WHAT IS EXPECTED:
Retype the records below word for word and omit any image.

SUPPLIED MATERIAL:
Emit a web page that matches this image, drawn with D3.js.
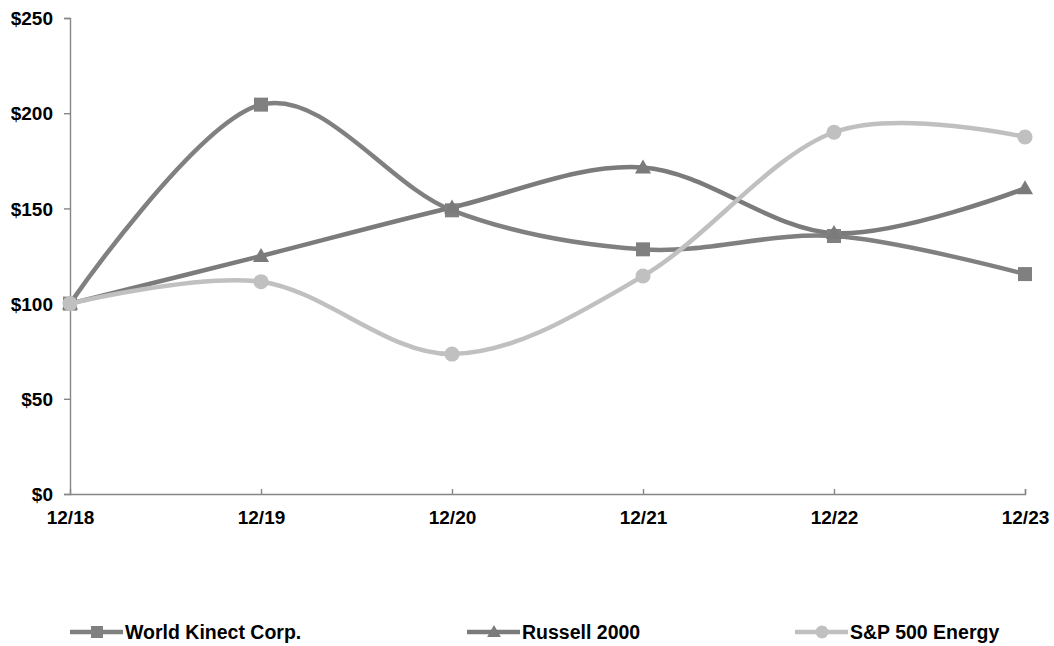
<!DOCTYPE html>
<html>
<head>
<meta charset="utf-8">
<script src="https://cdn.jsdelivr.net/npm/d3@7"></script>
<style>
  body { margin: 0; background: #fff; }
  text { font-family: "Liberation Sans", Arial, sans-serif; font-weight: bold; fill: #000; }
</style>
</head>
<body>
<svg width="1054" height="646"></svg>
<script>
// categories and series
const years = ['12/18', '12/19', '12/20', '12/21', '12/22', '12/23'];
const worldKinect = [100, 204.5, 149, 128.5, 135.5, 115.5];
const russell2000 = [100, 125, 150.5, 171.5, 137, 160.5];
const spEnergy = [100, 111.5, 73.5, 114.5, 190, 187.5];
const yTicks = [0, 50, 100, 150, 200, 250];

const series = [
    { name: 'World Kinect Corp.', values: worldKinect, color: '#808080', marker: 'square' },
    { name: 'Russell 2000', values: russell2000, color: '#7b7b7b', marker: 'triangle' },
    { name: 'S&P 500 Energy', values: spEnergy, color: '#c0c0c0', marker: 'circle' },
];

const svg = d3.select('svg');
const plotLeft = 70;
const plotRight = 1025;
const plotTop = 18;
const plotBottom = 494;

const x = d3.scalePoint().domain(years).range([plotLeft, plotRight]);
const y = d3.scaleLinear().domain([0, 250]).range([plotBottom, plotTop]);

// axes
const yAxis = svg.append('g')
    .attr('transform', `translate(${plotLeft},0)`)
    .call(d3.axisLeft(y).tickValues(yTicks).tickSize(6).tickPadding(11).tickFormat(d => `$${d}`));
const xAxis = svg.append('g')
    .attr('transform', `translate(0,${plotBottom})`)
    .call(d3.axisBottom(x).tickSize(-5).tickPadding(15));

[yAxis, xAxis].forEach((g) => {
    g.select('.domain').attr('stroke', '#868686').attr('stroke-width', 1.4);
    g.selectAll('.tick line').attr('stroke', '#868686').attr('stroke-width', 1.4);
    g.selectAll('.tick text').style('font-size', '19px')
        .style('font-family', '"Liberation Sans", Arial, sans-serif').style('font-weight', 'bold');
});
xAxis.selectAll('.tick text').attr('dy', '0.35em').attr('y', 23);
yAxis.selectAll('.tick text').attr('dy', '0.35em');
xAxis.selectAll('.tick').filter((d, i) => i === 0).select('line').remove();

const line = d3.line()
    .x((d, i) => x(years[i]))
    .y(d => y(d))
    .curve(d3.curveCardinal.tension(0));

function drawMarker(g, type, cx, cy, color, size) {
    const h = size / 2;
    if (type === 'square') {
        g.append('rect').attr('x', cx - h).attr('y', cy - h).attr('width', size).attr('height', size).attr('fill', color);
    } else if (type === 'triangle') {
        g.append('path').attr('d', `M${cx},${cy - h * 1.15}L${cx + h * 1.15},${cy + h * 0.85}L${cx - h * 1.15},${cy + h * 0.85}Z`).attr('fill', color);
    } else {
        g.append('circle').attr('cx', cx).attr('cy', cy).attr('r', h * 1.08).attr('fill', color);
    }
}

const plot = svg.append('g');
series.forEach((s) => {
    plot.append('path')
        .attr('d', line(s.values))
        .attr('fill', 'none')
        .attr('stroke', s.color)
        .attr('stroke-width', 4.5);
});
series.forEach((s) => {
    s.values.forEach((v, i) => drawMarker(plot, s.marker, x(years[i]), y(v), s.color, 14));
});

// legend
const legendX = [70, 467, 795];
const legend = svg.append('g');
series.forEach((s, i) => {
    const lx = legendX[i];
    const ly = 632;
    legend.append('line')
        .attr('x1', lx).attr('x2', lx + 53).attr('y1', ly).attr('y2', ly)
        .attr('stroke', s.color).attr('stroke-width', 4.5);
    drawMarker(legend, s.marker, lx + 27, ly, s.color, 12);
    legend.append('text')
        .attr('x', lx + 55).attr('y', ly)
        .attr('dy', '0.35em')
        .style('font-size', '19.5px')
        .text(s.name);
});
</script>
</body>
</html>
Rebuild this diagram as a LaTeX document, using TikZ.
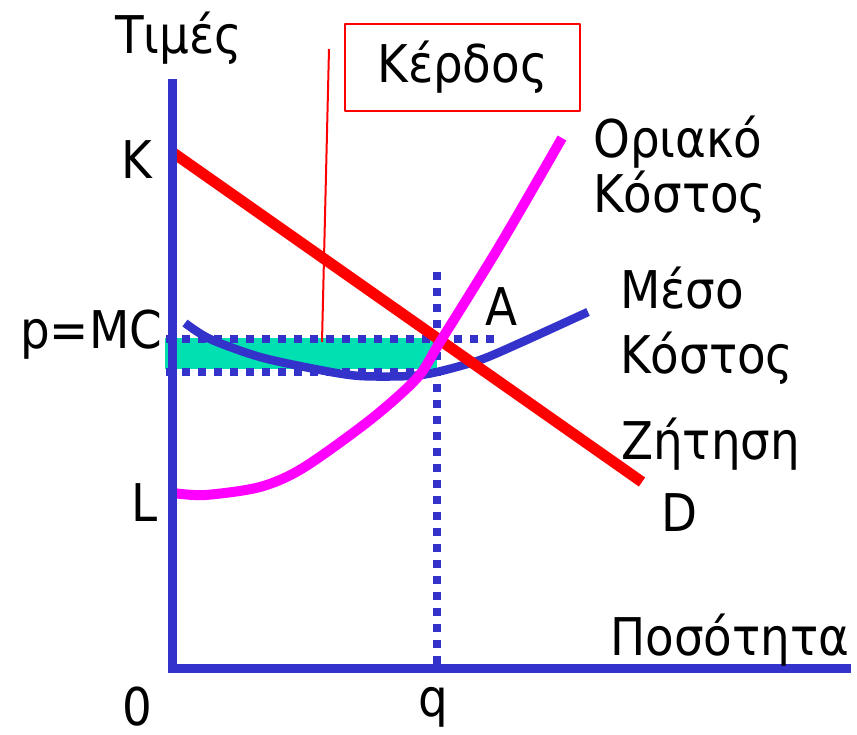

SOLUTION:
Emit a web page that matches this image, drawn with D3.js.
<!DOCTYPE html>
<html>
<head>
<meta charset="utf-8">
<script src="https://cdn.jsdelivr.net/npm/d3@7"></script>
<style>
  body { margin: 0; background: #fff; }
  text { font-family: "Liberation Sans", Arial, sans-serif; font-weight: bold; fill: #000; }
</style>
</head>
<body>
<svg width="1054" height="646"></svg>
<script>
// categories and series
const years = ['12/18', '12/19', '12/20', '12/21', '12/22', '12/23'];
const worldKinect = [100, 204.5, 149, 128.5, 135.5, 115.5];
const russell2000 = [100, 125, 150.5, 171.5, 137, 160.5];
const spEnergy = [100, 111.5, 73.5, 114.5, 190, 187.5];
const yTicks = [0, 50, 100, 150, 200, 250];

const series = [
    { name: 'World Kinect Corp.', values: worldKinect, color: '#808080', marker: 'square' },
    { name: 'Russell 2000', values: russell2000, color: '#7b7b7b', marker: 'triangle' },
    { name: 'S&P 500 Energy', values: spEnergy, color: '#c0c0c0', marker: 'circle' },
];

const svg = d3.select('svg');
const plotLeft = 70;
const plotRight = 1025;
const plotTop = 18;
const plotBottom = 494;

const x = d3.scalePoint().domain(years).range([plotLeft, plotRight]);
const y = d3.scaleLinear().domain([0, 250]).range([plotBottom, plotTop]);

// axes
const yAxis = svg.append('g')
    .attr('transform', `translate(${plotLeft},0)`)
    .call(d3.axisLeft(y).tickValues(yTicks).tickSize(6).tickPadding(11).tickFormat(d => `$${d}`));
const xAxis = svg.append('g')
    .attr('transform', `translate(0,${plotBottom})`)
    .call(d3.axisBottom(x).tickSize(-5).tickPadding(15));

[yAxis, xAxis].forEach((g) => {
    g.select('.domain').attr('stroke', '#868686').attr('stroke-width', 1.4);
    g.selectAll('.tick line').attr('stroke', '#868686').attr('stroke-width', 1.4);
    g.selectAll('.tick text').style('font-size', '19px')
        .style('font-family', '"Liberation Sans", Arial, sans-serif').style('font-weight', 'bold');
});
xAxis.selectAll('.tick text').attr('dy', '0.35em').attr('y', 23);
yAxis.selectAll('.tick text').attr('dy', '0.35em');
xAxis.selectAll('.tick').filter((d, i) => i === 0).select('line').remove();

const line = d3.line()
    .x((d, i) => x(years[i]))
    .y(d => y(d))
    .curve(d3.curveCardinal.tension(0));

function drawMarker(g, type, cx, cy, color, size) {
    const h = size / 2;
    if (type === 'square') {
        g.append('rect').attr('x', cx - h).attr('y', cy - h).attr('width', size).attr('height', size).attr('fill', color);
    } else if (type === 'triangle') {
        g.append('path').attr('d', `M${cx},${cy - h * 1.15}L${cx + h * 1.15},${cy + h * 0.85}L${cx - h * 1.15},${cy + h * 0.85}Z`).attr('fill', color);
    } else {
        g.append('circle').attr('cx', cx).attr('cy', cy).attr('r', h * 1.08).attr('fill', color);
    }
}

const plot = svg.append('g');
series.forEach((s) => {
    plot.append('path')
        .attr('d', line(s.values))
        .attr('fill', 'none')
        .attr('stroke', s.color)
        .attr('stroke-width', 4.5);
});
series.forEach((s) => {
    s.values.forEach((v, i) => drawMarker(plot, s.marker, x(years[i]), y(v), s.color, 14));
});

// legend
const legendX = [70, 467, 795];
const legend = svg.append('g');
series.forEach((s, i) => {
    const lx = legendX[i];
    const ly = 632;
    legend.append('line')
        .attr('x1', lx).attr('x2', lx + 53).attr('y1', ly).attr('y2', ly)
        .attr('stroke', s.color).attr('stroke-width', 4.5);
    drawMarker(legend, s.marker, lx + 27, ly, s.color, 12);
    legend.append('text')
        .attr('x', lx + 55).attr('y', ly)
        .attr('dy', '0.35em')
        .style('font-size', '19.5px')
        .text(s.name);
});
</script>
</body>
</html>
Rebuild this diagram as a LaTeX document, using TikZ.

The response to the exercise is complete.